What is the difference between a breast MRI and a mammography?
A breast MRI involves no radiation (x-rays). A mammography uses x-rays to examine the inside tissue of the breast.
Who qualifies for a breast MRI?
Breast MRI is indicated as a supplement to mammography screening in women at high risk for breast cancer. If you think you may be at high risk for breast cancer, speak to your provider or our nurse practitioner, as they can determine if an MRI may be indicated. Breast MRI is sometimes also used in women with recently diagnosed breast cancer as an aid to the surgeon in planning treatment.

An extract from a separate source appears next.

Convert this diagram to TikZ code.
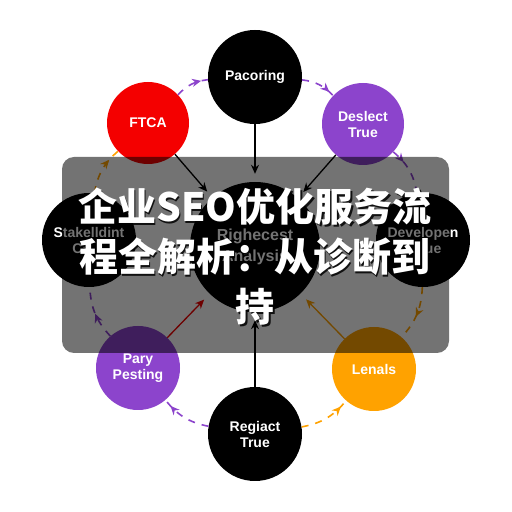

What can a breast MRI show me?
Breast MRI with contrast injection is excellent at detecting breast cancer and can find cancers in some women that may not be detected by other methods. Breast MRI without contrast is used for evaluating silicone implants to see if they are intact or ruptured.
Are there disadvantages to a breast MRI?
Although breast MRI has a very high percentage rate of detecting breast cancer, it may also detect other breast processes that are not cancerous. This may require a follow-up exam or biopsy for further evaluation. Breast MRI also cannot detect some early types of cancer, which is why it cannot replace a mammogram. There are some patients who cannot have an MRI due to implanted devices such as a pacemaker.
Please leave any personal belongings (jewelry, glasses, etc.) at home when having an outpatient exam performed at any of our facilities to avoid misplacement.